La résidence a débuté il y a quelques semaines, comment avance votre projet ? sur quels points avez-vous pu avancer ?
Ça avance relativement vite. J’ai eu le temps de me poser les bonnes questions sur la forme, l’aspect conceptuel, les histoires des divers personnages et comment également les rattacher les uns aux autres, sans qu’ils ne se connaissent (théorie du chaos). J’ai pu écrire plusieurs séquenciers. Maintenant pour le format « script » je collabore avec Gania Latroche qui m’aide à le co-écrire. Elle est beaucoup plus aiguisée que moi concernant l’aspect technique de l’écriture. Surtout qu’à deux on rebondit sur plusieurs idées et assez rapidement. C’est également une première expérience pour moi.
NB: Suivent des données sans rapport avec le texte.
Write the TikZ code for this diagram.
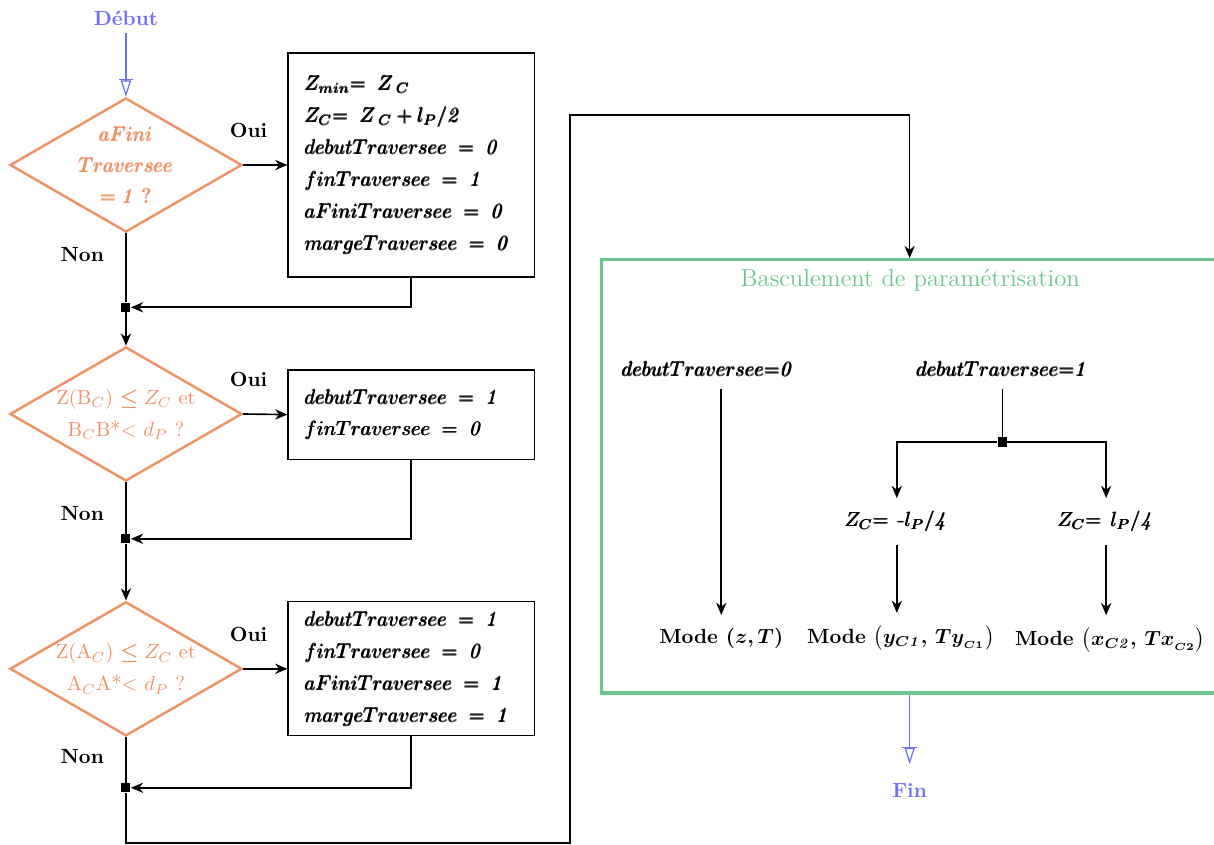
\documentclass[tikz,border=0pt]{standalone}
\usepackage{amsmath, amssymb}
\usepackage{tikz}
\usetikzlibrary{positioning,arrows.meta,shapes.geometric,calc}
\usepackage{xcolor}
\definecolor{TestOrange}{RGB}{240,146,102}
\definecolor{TermBlue}{RGB}{112,112,245}
\definecolor{SwitchGreen}{RGB}{108,198,140}
\newcommand{\heavy}[1]{$\pmb{#1}$}

\begin{document}
\begin{tikzpicture}[
    test/.style={diamond, draw=TestOrange, line width=1.2pt, text=TestOrange, aspect=1.73, minimum width=3.98cm, minimum height=2.30cm, inner sep=0pt, align=center},
    block/.style={rectangle, draw, semithick, minimum width=4.22cm, text width=3.64cm, inner xsep=0.29cm, align=left, font=\linespread{1.3}\selectfont},
    junction/.style={rectangle, fill=black, inner sep=0pt, minimum size=4.4pt},
    line/.style={draw, thick, -{Stealth[length=6pt, width=5pt]}},
    term/.style={text=TermBlue, font=\bfseries},
    flow/.style={draw=TermBlue, semithick, -{Bar[width=7pt] Triangle[open, length=8pt, width=5pt]}},
    yesno/.style={font=\bfseries},
    cond/.style={inner sep=6pt},
    mode/.style={inner xsep=1pt, inner ysep=6pt, font=\bfseries\boldmath},
]
\useasboundingbox (0,0) rectangle (20.82,-14.49);

% start
\node[term] (debut) at (2.16,-0.31) {Début};

% tests
\node[test, font=\linespread{1.25}\selectfont] (d1) at (2.16,-2.83) {\heavy{aFini}\\\heavy{Traversee}\\\heavy{= \mathit{1}\ ?}};
\node[test, font=\linespread{1.3}\selectfont] (d2) at (2.16,-7.10) {Z(B$_C$) $\boldsymbol{\leq} Z_C$ et\\B$_C$B*$<$ $d_P$ ?};
\node[test, font=\linespread{1.3}\selectfont] (d3) at (2.16,-11.47) {Z(A$_C$) $\boldsymbol{\leq} Z_C$ et\\A$_C$A*$<$ $d_P$ ?};

% affectations
\node[block, minimum height=3.84cm] (b1) at (7.05,-2.83) {\heavy{Z_{min}{=}\;\; Z_{\;C}}\\
    \heavy{Z_C{=}\;\; Z_{\;C} + l_P/\mathit{2}}\\
    \heavy{debutTraversee\; = \;\mathit{0}}\\
    \heavy{finTraversee\; = \;\mathit{1}}\\
    \heavy{aFiniTraversee\; = \;\mathit{0}}\\
    \heavy{margeTraversee\; = \;\mathit{0}}};
\node[block, minimum height=1.53cm] (b2) at (7.05,-7.11) {\heavy{debutTraversee\; = \;\mathit{1}}\\
    \heavy{finTraversee\; = \;\mathit{0}}};
\node[block, minimum height=2.30cm] (b3) at (7.05,-11.47) {\heavy{debutTraversee\; = \;\mathit{1}}\\
    \heavy{finTraversee\; = \;\mathit{0}}\\
    \heavy{aFiniTraversee\; = \;\mathit{1}}\\
    \heavy{margeTraversee\; = \;\mathit{1}}};

\node[junction] (j1) at (2.16,-5.27) {};
\node[junction] (j2) at (2.16,-9.24) {};
\node[junction] (j3) at (2.16,-13.51) {};

\draw[flow] (debut.south) -- (d1.north);
\foreach \n/\dy in {1/-0.36, 2/-0.53, 3/-0.34} {
    \draw[line] (d\n.east) -- (b\n.west);
    \node[yesno, above=0.34cm, xshift=0.09cm] at (d\n.east) {Oui};
    \node[yesno] at ($(d\n.south)+(-0.75,\dy)$) {Non};
    \draw[thick] (d\n.south) -- (j\n);
    \draw[line] (b\n.south) |- (j\n);
}
\draw[line] (j1) -- (d2.north);
\draw[line] (j2) -- (d3.north);

% basculement
\node[draw=SwitchGreen, line width=1.6pt, minimum width=10.58cm, minimum height=7.43cm] (bascule) at (15.60,-8.17) {};
\node[text=SwitchGreen, font=\large] (titre) at (15.61,-4.80) {Basculement de paramétrisation};
\coordinate (loopa) at (9.78,-14.46);
\coordinate (loopb) at (9.78,-1.97);
\draw[line] (j3) |- (loopa) -- (loopb) -| (bascule.north);

\node[cond] (c0) at (12.14,-6.33) {\heavy{debutTraversee{=}\mathit{0}}};
\node[cond] (c1) at (17.19,-6.33) {\heavy{debutTraversee{=}\mathit{1}}};
\node[junction] (j4) at (17.19,-7.58) {};
\node[cond] (zm) at (15.38,-8.94) {\heavy{Z_C{=}\;\,\text{-}l_P/\mathit{4}}};
\node[cond] (zp) at (18.97,-8.94) {\heavy{Z_C{=}\;\, l_P/\mathit{4}}};
\node[mode] (mz) at (12.37,-10.94) {Mode $(z,T)$};
\node[mode] (my) at (15.45,-10.94) {Mode $\bigl(y_{C\mathit{1}},\, Ty_{_{C1}}\bigr)$};
\node[mode] (mx) at (19.04,-10.98) {Mode $\bigl(x_{C\mathit{2}},\, Tx_{_{C2}}\bigr)$};

\draw[line] (c0.south -| mz.north) -- (mz.north);
\draw[thick] (c1.south) -- (j4);
\draw[line] (j4) -| (zm.north);
\draw[line] (j4) -| (zp.north);
\draw[line] (zm.south) -- (zm.south |- my.north);
\draw[line] (zp.south) -- (zp.south |- mx.north);

% fin
\node[term] (fin) at (15.60,-13.55) {Fin};
\draw[flow, shorten >=0.2cm] (bascule.south) -- (fin.north);
\end{tikzpicture}
\end{document}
A l’inverse avez-vous des besoins prégnants en termes de ressources (documentation, rencontre, repérages,…) pour déclencher des choses en matière de création ?
Oui, c’est sûr que ça peut nourrir le film très différemment. Surtout que chez moi, les rencontres sont très importantes car j’ai tendance à vouloir caster sur le terrain. Après, je pense que pour pouvoir obtenir ces ressources de manière optimale ça dépend de plusieurs facteurs. Il faudrait que la région en question, concerne déjà le lieu du tournage. En l’occurrence chez moi, je traite du passage entre Calais et Douvres, au nord. Et il faut aussi être arrivé, déjà un stade plus avancé. Ça suggère déjà d’avoir une espèce de première version de scénario. Or pour mon cas, cette résidence m’a permis de partir à zéro. De vraiment imaginer/créer l’histoire.
Malgré une situation singulière liée au confinement, comment êtes-vous accompagnés par les professionnels dans l’écriture de votre projet pendant la résidence ?
Plutôt bien ! Franchement même. Je suis assez surpris de la façon dont on a pu gérer ça. Je pense même que, paradoxalement, les intervenants sont plus disponibles avec ce confinement. Donc on skype et on s’écrit beaucoup. Pour moi, la chose la plus dommageable c’est de ne pas pouvoir profiter de Moulins et sa région et de ne pas pouvoir également être sur place pour profiter du Studio Palace, des rencontres etc.. Mais bon, ça se fera après le confinement j’espère.